Alternatively, if the file system 100 supports attributes on folders, then one of the folder attributes of the “associated folder” 103 can be used to associate the folder 103 with the structured data file 102. The attribute can be a tag, an identifier or any other information that will be unique to the structured data contained in the structured data file 102.
Another less interesting way to associate the structured data file 102 to the “associated folder” 103 is to record the path where the “associated folder” 103 is located inside the structured data file 102.
A hash table can be used to improve the speed at which a program will find out the association in between a structured data file 102 and an “associated folder” 103. First all file names and folder name from the parent folder 101 are read and cleaned up from any prefix, suffix or extension. The trimmed file names are then added to an hash table. Each trimmed folder name is then compared to the trimmed file name of the hash table. The hash table make this comparison extremely quickly by comparing the hash value of the trimmed folder name with the trimmed values of all the trimmed file named.
An other way to speed up the discovery of associations in between structured data and unstructured data is to first scan the file system 100 and to record all the associations in a database. When a program needs to find out if some structured or unstructured data is associated with any other data, it can query the database directly.
FIG. 2 illustrates a different technique to associate unstructured data files 202 with a structured data file 201 by using a “dedicated” associated folder 200 within the parent folder 101 on the file system 100.
In this embodiment, one or many unstructured data files 202 are associated with a structured data file 201 by collocating them together in the dedicated folder 200. Two things are required for this technique to work: first, the name of the “dedicated folder” 200 contains a unique identifier to prevent name collision inside the parent folder 101, and to give users an easy way to recognize the contained structured data when browsing the parent folder 101. The preferred way to generate this identifier is to use information found inside the structured data file 201. By example, if the structured data file 201 defines an employee, then the unique identifier could be the employee number, the employee name or the employee insurance number.
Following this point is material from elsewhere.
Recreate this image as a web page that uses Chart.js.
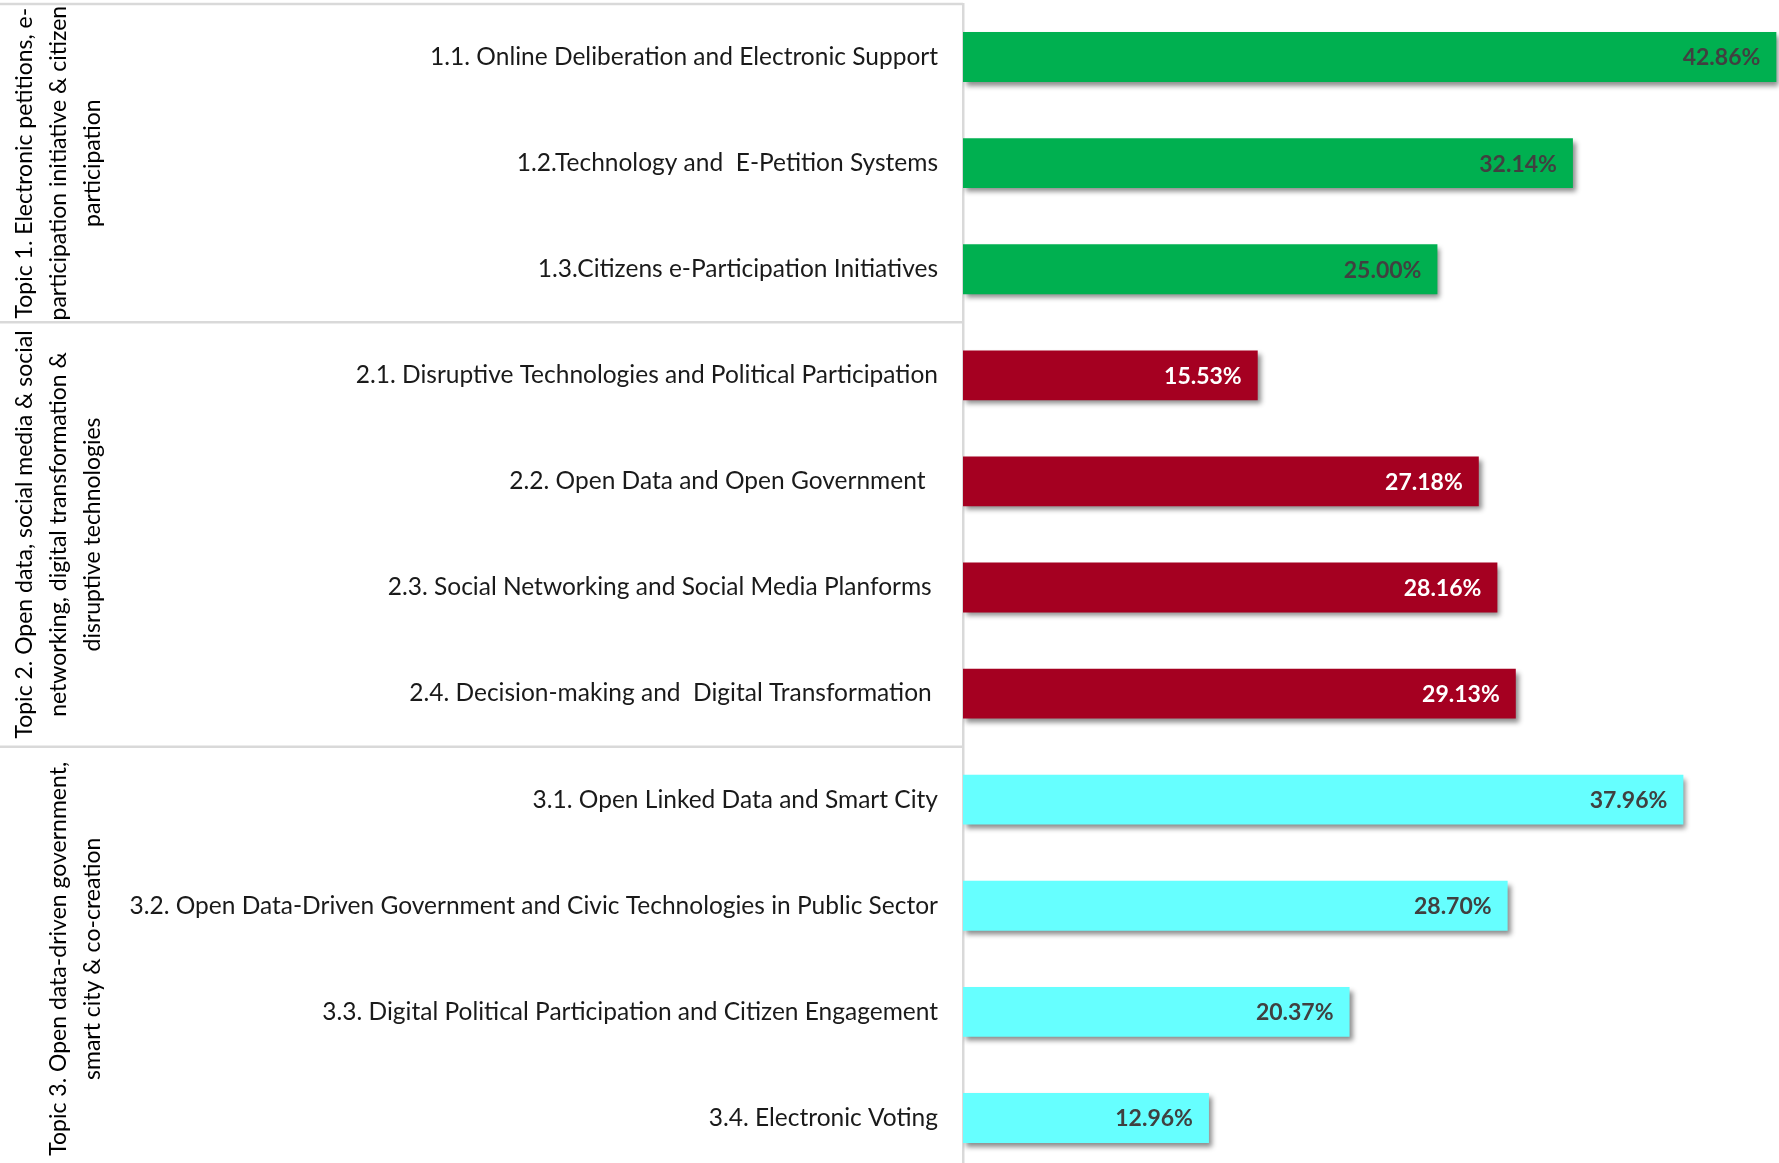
<!DOCTYPE html>
<html>
<head>
<meta charset="utf-8">
<script src="https://cdn.jsdelivr.net/npm/chart.js@4.4.1/dist/chart.umd.min.js"></script>
<style>
  html, body { margin: 0; padding: 0; background: #fff; overflow: hidden; }
  #wrap { width: 1779px; height: 1171px; position: relative; }
</style>
</head>
<body>
<div id="wrap"><canvas id="chart"></canvas></div>
<script>
const categories = [
    '1.1. Online Deliberation and Electronic Support',
    '1.2.Technology and  E-Petition Systems',
    '1.3.Citizens e-Participation Initiatives',
    '2.1. Disruptive Technologies and Political Participation',
    '2.2. Open Data and Open Government  ',
    '2.3. Social Networking and Social Media Planforms ',
    '2.4. Decision-making and  Digital Transformation ',
    '3.1. Open Linked Data and Smart City',
    '3.2. Open Data-Driven Government and Civic Technologies in Public Sector',
    '3.3. Digital Political Participation and Citizen Engagement',
    '3.4. Electronic Voting'
];
const values = [42.86, 32.14, 25.00, 15.53, 27.18, 28.16, 29.13, 37.96, 28.70, 20.37, 12.96];

const topicSizes = [3, 4, 4];
const topicLines = [
    ['Topic 1. Electronic petitions, e-', 'participation initiative & citizen', 'participation'],
    ['Topic 2. Open data, social media & social', 'networking, digital transformation &', 'disruptive technologies'],
    ['Topic 3. Open data-driven government,', 'smart city & co-creation']
];
const topicColors = ['#00B050', '#A50021', '#66FFFF'];
const topicLabelColors = ['#404040', '#FFFFFF', '#404040'];

// colour of each bar from its topic
const barColors = [];
const valueColors = [];
topicSizes.forEach((n, t) => {
    for (let i = 0; i < n; i++) {
        barColors.push(topicColors[t]);
        valueColors.push(topicLabelColors[t]);
    }
});

const FONT = 'Lato, "Open Sans", sans-serif';
const AXIS_X = 963;

const shadowPlugin = {
    id: 'barShadow',
    beforeDatasetsDraw(chart) {
        const ctx = chart.ctx;
        ctx.save();
        ctx.shadowColor = 'rgba(0,0,0,0.45)';
        ctx.shadowBlur = 5;
        ctx.shadowOffsetX = 3;
        ctx.shadowOffsetY = 4;
    },
    afterDatasetsDraw(chart) {
        chart.ctx.restore();
    }
};

const valueLabels = {
    id: 'valueLabels',
    afterDatasetsDraw(chart) {
        const ctx = chart.ctx;
        const meta = chart.getDatasetMeta(0);
        ctx.save();
        ctx.font = 'bold 23px ' + FONT;
        ctx.textAlign = 'right';
        ctx.textBaseline = 'middle';
        meta.data.forEach((bar, i) => {
            ctx.fillStyle = valueColors[i];
            ctx.fillText(values[i].toFixed(2) + '%', bar.x - 16, bar.y + 1);
        });
        ctx.restore();
    }
};

const topicGroups = {
    id: 'topicGroups',
    afterDraw(chart) {
        const ctx = chart.ctx;
        const y = chart.scales.y;
        const half = (y.getPixelForValue(1) - y.getPixelForValue(0)) / 2;
        ctx.save();
        // separator lines
        ctx.strokeStyle = '#d9d9d9';
        ctx.lineWidth = 2.5;
        let start = 0;
        topicSizes.forEach((n, t) => {
            const top = y.getPixelForValue(start) - half;
            const bottom = y.getPixelForValue(start + n - 1) + half;
            ctx.beginPath();
            ctx.moveTo(0, top);
            ctx.lineTo(AXIS_X, top);
            ctx.stroke();

            // rotated group title
            const mid = (top + bottom) / 2;
            const lines = topicLines[t];
            ctx.fillStyle = '#000';
            ctx.font = '23px ' + FONT;
            ctx.textAlign = 'center';
            ctx.textBaseline = 'middle';
            lines.forEach((line, k) => {
                const x = 93 - (lines.length - 1 - k) * 34;
                ctx.save();
                ctx.translate(x, mid);
                ctx.rotate(-Math.PI / 2);
                ctx.fillText(line, 0, 0);
                ctx.restore();
            });
            start += n;
        });
        ctx.restore();
    }
};

new Chart(document.getElementById('chart'), {
    type: 'bar',
    data: {
        labels: categories,
        datasets: [{
            data: values,
            backgroundColor: barColors,
            borderWidth: 0,
            barPercentage: 1,
            categoryPercentage: 0.47
        }]
    },
    options: {
        indexAxis: 'y',
        responsive: true,
        maintainAspectRatio: false,
        animation: false,
        layout: { padding: { top: 4, right: 0, bottom: 0, left: 0 } },
        plugins: {
            legend: { display: false },
            tooltip: { enabled: false }
        },
        scales: {
            x: {
                display: false,
                min: 0,
                max: 43
            },
            y: {
                grid: { display: false, drawTicks: false },
                border: { display: true, color: '#d9d9d9', width: 2.5 },
                ticks: {
                    color: '#1a1a1a',
                    padding: 25,
                    font: { family: FONT, size: 24.5 }
                },
                afterFit(scale) {
                    scale.width = AXIS_X;
                    scale.paddingTop = 0;
                    scale.paddingBottom = 0;
                }
            }
        }
    },
    plugins: [shadowPlugin, valueLabels, topicGroups]
});
</script>
</body>
</html>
The name of the “dedicated folder” 200 could be set to: “Employee-#001”, “#001”, “#001-Employee”. Secondly, the structured data file 201 needs to have a name that identifies it as the primary structured data file defining the context of the “dedicated folder” 200. For example, the name of the structured data file 200 can be set to: “Default.xml”, “Employee.xml”, “Default.employee”.
This embodiment has the following advantages over the previous embodiment: 1) the parent folder 101 only contains one folder 200 for each structured to unstructured data association; and 2) only one folder 200 needs to be renamed when the data that generates the identifier is changed, since the structured data file 201 is already within the dedicated folder 200.
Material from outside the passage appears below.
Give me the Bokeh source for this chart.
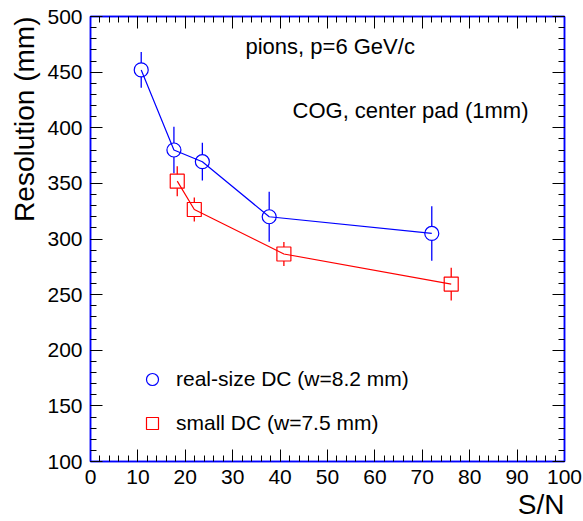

This embodiment has the following disadvantages over the previous embodiment: 1) a dedicated folder 200 always needs to be created even when no unstructured data files 202 are to be associated with the structured data file 201; and 2) the structured data file 201 doesn't necessarily reflect its identity when detached from its parent folder 200, e.g. when the structured data file is emailed.
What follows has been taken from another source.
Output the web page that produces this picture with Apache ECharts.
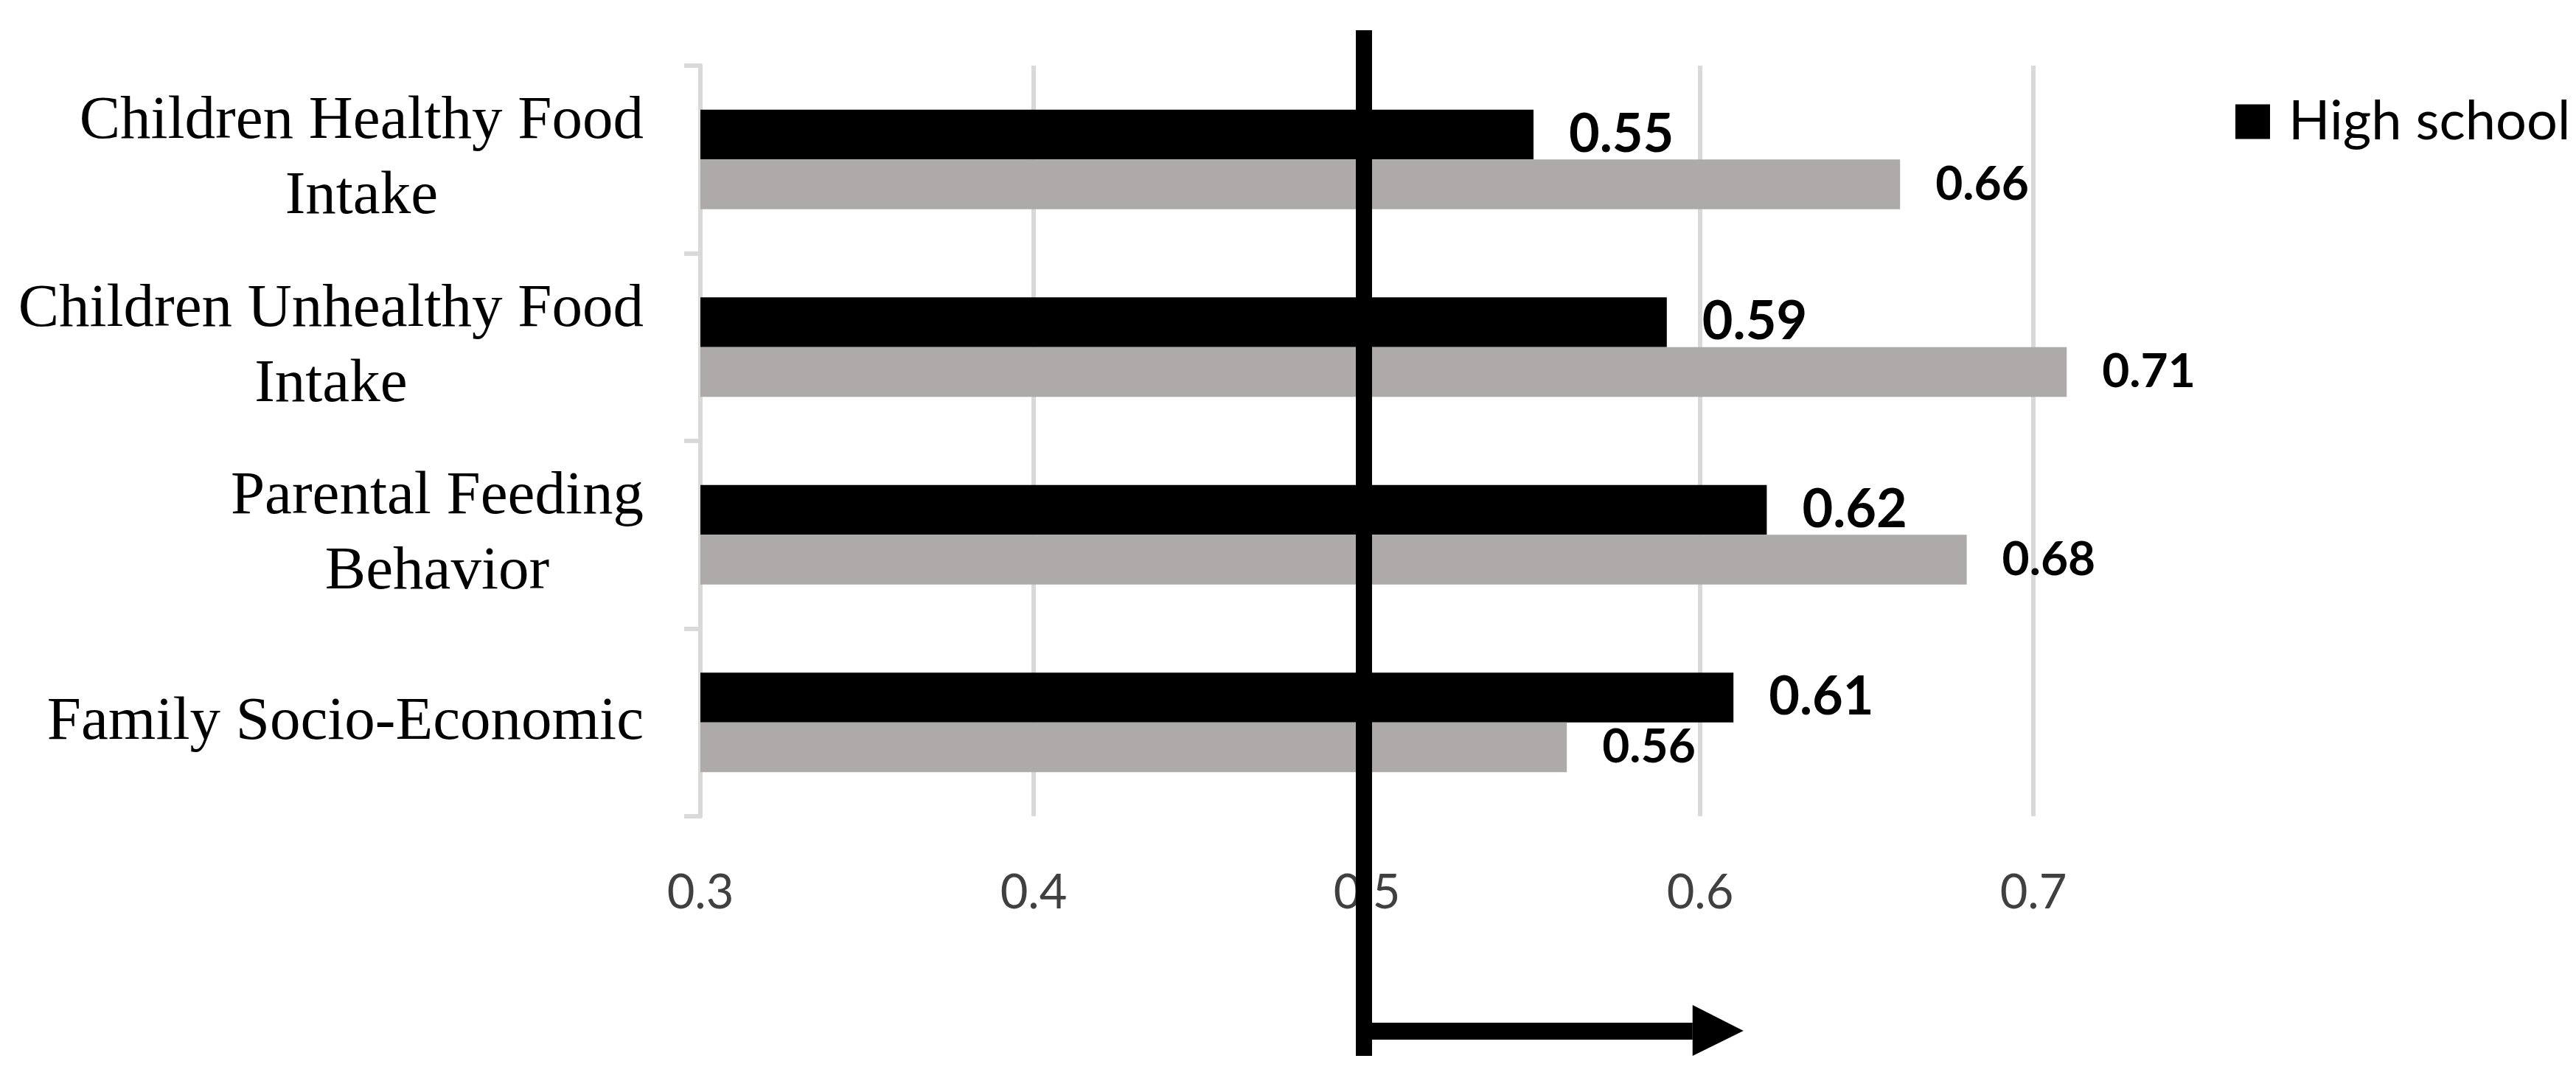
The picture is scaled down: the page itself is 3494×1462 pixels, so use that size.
<!DOCTYPE html>
<html>
<head>
<meta charset="utf-8">
<script src="https://cdn.jsdelivr.net/npm/echarts@6/dist/echarts.min.js"></script>
<style>
  html, body { margin: 0; padding: 0; background: #fff; }
  #chart { width: 3494px; height: 1462px; }
</style>
</head>
<body>
<div id="chart"></div>
<script>
// data
const categories = [
  'Children Healthy Food\nIntake',
  'Children Unhealthy Food\nIntake',
  'Parental Feeding\nBehavior',
  'Family Socio-Economic'
];
const highSchool = [0.55, 0.59, 0.62, 0.61];
const otherLevel = [0.66, 0.71, 0.68, 0.56];
const xMin = 0.3;
const xMax = 0.75;
const xStep = 0.1;
// reference line + arrow (in axis units)
const refValue = 0.5;
const arrowEnd = 0.613;

const chartDOM = document.getElementById('chart');
const chart = echarts.init(chartDOM, null, { renderer: 'canvas' });

const gridColor = '#d9d9d9';

const option = {
  animation: false,
  backgroundColor: '#fff',
  grid: { left: 950, right: 510, top: 89, bottom: 355, containLabel: false },
  legend: {
    data: ['High school'],
    left: 3027,
    top: 123,
    icon: 'rect',
    itemWidth: 47,
    itemHeight: 47,
    textStyle: { fontFamily: 'Lato', fontSize: 74, color: '#000', padding: [0, 0, 0, 20] }
  },
  xAxis: {
    type: 'value',
    min: xMin,
    max: xMax,
    interval: xStep,
    axisLine: { show: false },
    axisTick: { show: false },
    splitLine: { show: true, showMaxLine: false, lineStyle: { color: gridColor, width: 6 } },
    axisLabel: {
      margin: 72,
      showMaxLabel: false,
      fontFamily: 'Lato',
      fontSize: 65,
      color: '#404040',
      formatter: v => (Math.round(v * 10) / 10).toString()
    }
  },
  yAxis: {
    type: 'category',
    inverse: true,
    data: categories,
    axisLine: { show: true, lineStyle: { color: gridColor, width: 6 } },
    axisTick: { show: true, length: 22, lineStyle: { color: gridColor, width: 6 } },
    axisLabel: {
      margin: 77,
      formatter: v => v.split('\n').map(l => '{c|' + l + '}').join('\n'),
      rich: {
        c: {
          align: 'center',
          fontFamily: 'Liberation Serif',
          fontSize: 83,
          lineHeight: 102,
          color: '#000'
        }
      }
    }
  },
  series: [
    {
      name: 'High school',
      type: 'bar',
      data: highSchool,
      barGap: '0%',
      barCategoryGap: '47%',
      itemStyle: { color: '#000' },
      label: {
        show: true, position: 'right', distance: 48,
        fontFamily: 'Lato', fontWeight: 'bold', fontSize: 72, color: '#000'
      }
    },
    {
      name: 'University',
      type: 'bar',
      data: otherLevel,
      barGap: '0%',
      barCategoryGap: '47%',
      itemStyle: { color: '#aeaaaa' },
      label: {
        show: true, position: 'right', distance: 48,
        fontFamily: 'Lato', fontWeight: 'bold', fontSize: 64, color: '#000'
      }
    }
  ]
};
chart.setOption(option);

// hand-drawn style reference line near 0.5 with an arrow pointing right at the bottom
const x0 = chart.convertToPixel({ xAxisIndex: 0 }, refValue) - 4;
const x1 = chart.convertToPixel({ xAxisIndex: 0 }, arrowEnd);
chart.setOption({
  graphic: [
    { type: 'rect', z: 100, shape: { x: x0 - 11, y: 41, width: 22, height: 1391 }, style: { fill: '#000' } },
    { type: 'rect', z: 100, shape: { x: x0, y: 1387, width: x1 - 69 - x0, height: 23 }, style: { fill: '#000' } },
    { type: 'polygon', z: 100, shape: { points: [[x1 - 69, 1363], [x1, 1398], [x1 - 69, 1432]] }, style: { fill: '#000' } }
  ]
});
</script>
</body>
</html>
Alternatively, the name of the structured data file 201 can also contain the identifier used for the name of the “dedicated folder” 200. This is a lesser interesting technique because two objects have to be renamed when the data that generates the identifier is changed.
The unstructured data files 202 can also be grouped in sub-folders without loosing their association to the structured data file 201 as long as they stay inside the hierarchy of the “dedicated folder” 200.
With reference to FIG. 3, the association technique of the first embodiment can be extended to encompass the association of the primary structured data file 102 to many secondary structured data files 300 in each of the parent folders 101 on the file system 100. This technique is similar to the first embodiment of this invention except that the unstructured data files 104 of the first embodiment are replaced with structured data files 300 that need to be associated with the primary structured data file 102.
As an example, the structured data file 102 could represent a company project and be called “Project #1.xml”. The “associated folder” 103 could then be called “Project #1”. Tasks, e.g. deadlines, of the project can be saved within the hierarchy of the “associated folder” 103 as secondary structured data files 300 without having an unstructured data file associated therewith. The tasks are then associated and virtually dependent of the parent project structured data file 102. The hierarchic association of structured data can also be extended to contain unstructured data files within the associated folder 103 relating to the secondary structured data files 300 or the primary structured data file 102, whereby a database can be build out of that hierarchy that will contain records containing information coming from one of the secondary structured data files 300 and the primary structured data file 102.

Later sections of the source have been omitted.